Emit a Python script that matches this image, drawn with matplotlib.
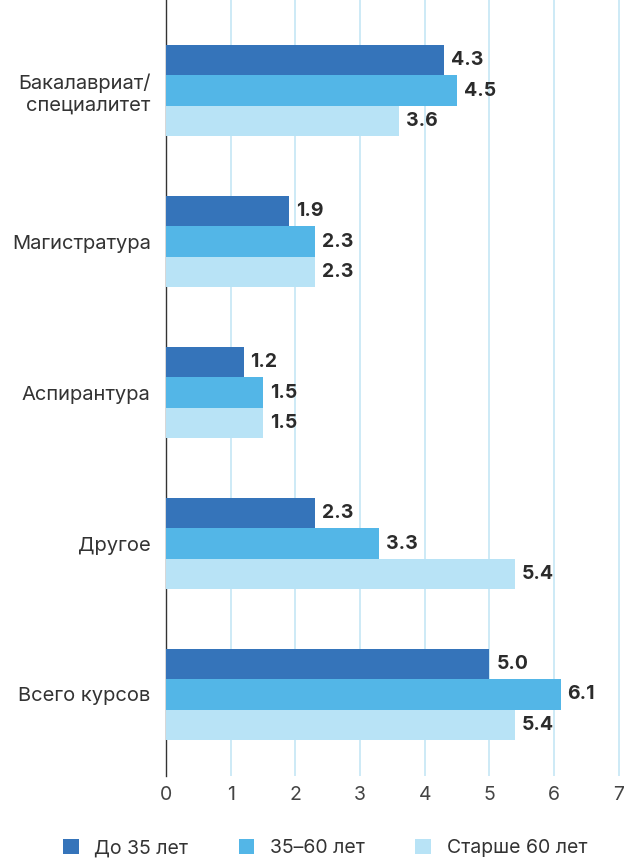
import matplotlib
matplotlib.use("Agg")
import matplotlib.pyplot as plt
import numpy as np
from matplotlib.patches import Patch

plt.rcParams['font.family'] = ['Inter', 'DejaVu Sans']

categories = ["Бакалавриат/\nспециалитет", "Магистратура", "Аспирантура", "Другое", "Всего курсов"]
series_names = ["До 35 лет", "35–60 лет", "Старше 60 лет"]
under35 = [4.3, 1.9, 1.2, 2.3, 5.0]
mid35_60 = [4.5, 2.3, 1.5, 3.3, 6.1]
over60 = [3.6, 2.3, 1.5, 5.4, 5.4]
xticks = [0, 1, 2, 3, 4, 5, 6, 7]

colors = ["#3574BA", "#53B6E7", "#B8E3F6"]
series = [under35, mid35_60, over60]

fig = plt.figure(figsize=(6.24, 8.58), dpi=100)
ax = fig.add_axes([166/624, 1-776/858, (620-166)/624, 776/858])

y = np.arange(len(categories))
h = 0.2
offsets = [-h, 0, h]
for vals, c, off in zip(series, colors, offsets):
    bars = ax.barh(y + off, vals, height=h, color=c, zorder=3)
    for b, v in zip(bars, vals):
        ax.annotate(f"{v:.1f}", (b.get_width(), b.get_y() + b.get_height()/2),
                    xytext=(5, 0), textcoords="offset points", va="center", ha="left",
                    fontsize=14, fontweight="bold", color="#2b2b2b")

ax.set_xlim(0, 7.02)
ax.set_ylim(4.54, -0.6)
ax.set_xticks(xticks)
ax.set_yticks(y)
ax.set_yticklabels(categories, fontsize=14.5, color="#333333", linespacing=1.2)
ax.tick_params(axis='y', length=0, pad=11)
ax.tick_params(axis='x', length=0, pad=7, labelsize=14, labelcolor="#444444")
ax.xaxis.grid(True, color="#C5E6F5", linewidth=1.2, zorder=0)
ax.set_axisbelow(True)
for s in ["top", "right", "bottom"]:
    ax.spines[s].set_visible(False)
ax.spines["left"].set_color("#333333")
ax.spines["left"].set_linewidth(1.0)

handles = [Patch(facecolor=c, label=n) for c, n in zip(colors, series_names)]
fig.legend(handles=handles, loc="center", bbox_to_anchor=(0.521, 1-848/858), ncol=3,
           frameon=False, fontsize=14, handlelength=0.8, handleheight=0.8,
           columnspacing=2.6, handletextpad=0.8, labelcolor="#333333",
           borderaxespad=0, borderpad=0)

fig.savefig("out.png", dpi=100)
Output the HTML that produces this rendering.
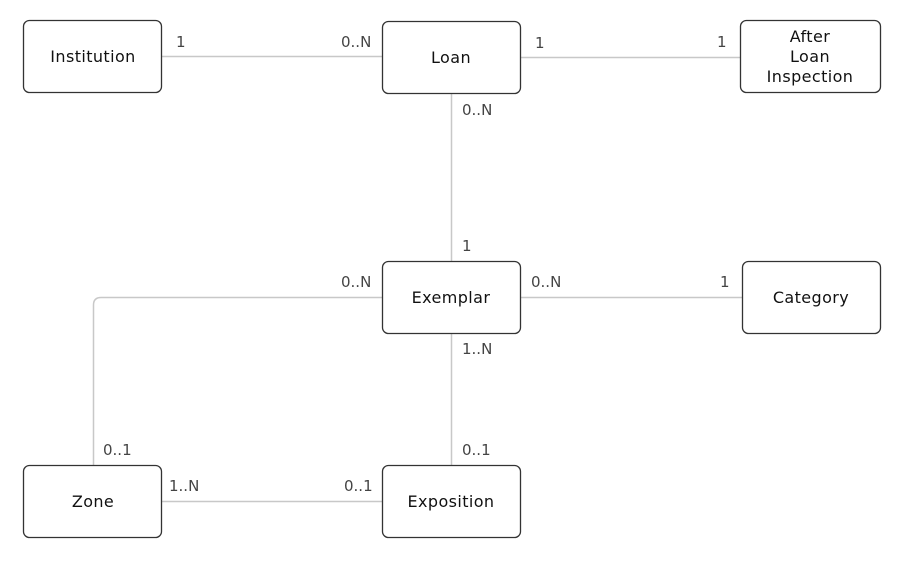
···
Goal: Print out the lines exactly, skipping any picture.

Written response:
Emit a Python script that matches this image, drawn with matplotlib.
import matplotlib
matplotlib.use("Agg")
import matplotlib.pyplot as plt
import numpy as np
from matplotlib.patches import Patch

plt.rcParams['font.family'] = ['Inter', 'DejaVu Sans']

categories = ["Бакалавриат/\nспециалитет", "Магистратура", "Аспирантура", "Другое", "Всего курсов"]
series_names = ["До 35 лет", "35–60 лет", "Старше 60 лет"]
under35 = [4.3, 1.9, 1.2, 2.3, 5.0]
mid35_60 = [4.5, 2.3, 1.5, 3.3, 6.1]
over60 = [3.6, 2.3, 1.5, 5.4, 5.4]
xticks = [0, 1, 2, 3, 4, 5, 6, 7]

colors = ["#3574BA", "#53B6E7", "#B8E3F6"]
series = [under35, mid35_60, over60]

fig = plt.figure(figsize=(6.24, 8.58), dpi=100)
ax = fig.add_axes([166/624, 1-776/858, (620-166)/624, 776/858])

y = np.arange(len(categories))
h = 0.2
offsets = [-h, 0, h]
for vals, c, off in zip(series, colors, offsets):
    bars = ax.barh(y + off, vals, height=h, color=c, zorder=3)
    for b, v in zip(bars, vals):
        ax.annotate(f"{v:.1f}", (b.get_width(), b.get_y() + b.get_height()/2),
                    xytext=(5, 0), textcoords="offset points", va="center", ha="left",
                    fontsize=14, fontweight="bold", color="#2b2b2b")

ax.set_xlim(0, 7.02)
ax.set_ylim(4.54, -0.6)
ax.set_xticks(xticks)
ax.set_yticks(y)
ax.set_yticklabels(categories, fontsize=14.5, color="#333333", linespacing=1.2)
ax.tick_params(axis='y', length=0, pad=11)
ax.tick_params(axis='x', length=0, pad=7, labelsize=14, labelcolor="#444444")
ax.xaxis.grid(True, color="#C5E6F5", linewidth=1.2, zorder=0)
ax.set_axisbelow(True)
for s in ["top", "right", "bottom"]:
    ax.spines[s].set_visible(False)
ax.spines["left"].set_color("#333333")
ax.spines["left"].set_linewidth(1.0)

handles = [Patch(facecolor=c, label=n) for c, n in zip(colors, series_names)]
fig.legend(handles=handles, loc="center", bbox_to_anchor=(0.521, 1-848/858), ncol=3,
           frameon=False, fontsize=14, handlelength=0.8, handleheight=0.8,
           columnspacing=2.6, handletextpad=0.8, labelcolor="#333333",
           borderaxespad=0, borderpad=0)

fig.savefig("out.png", dpi=100)
Output the HTML that produces this rendering.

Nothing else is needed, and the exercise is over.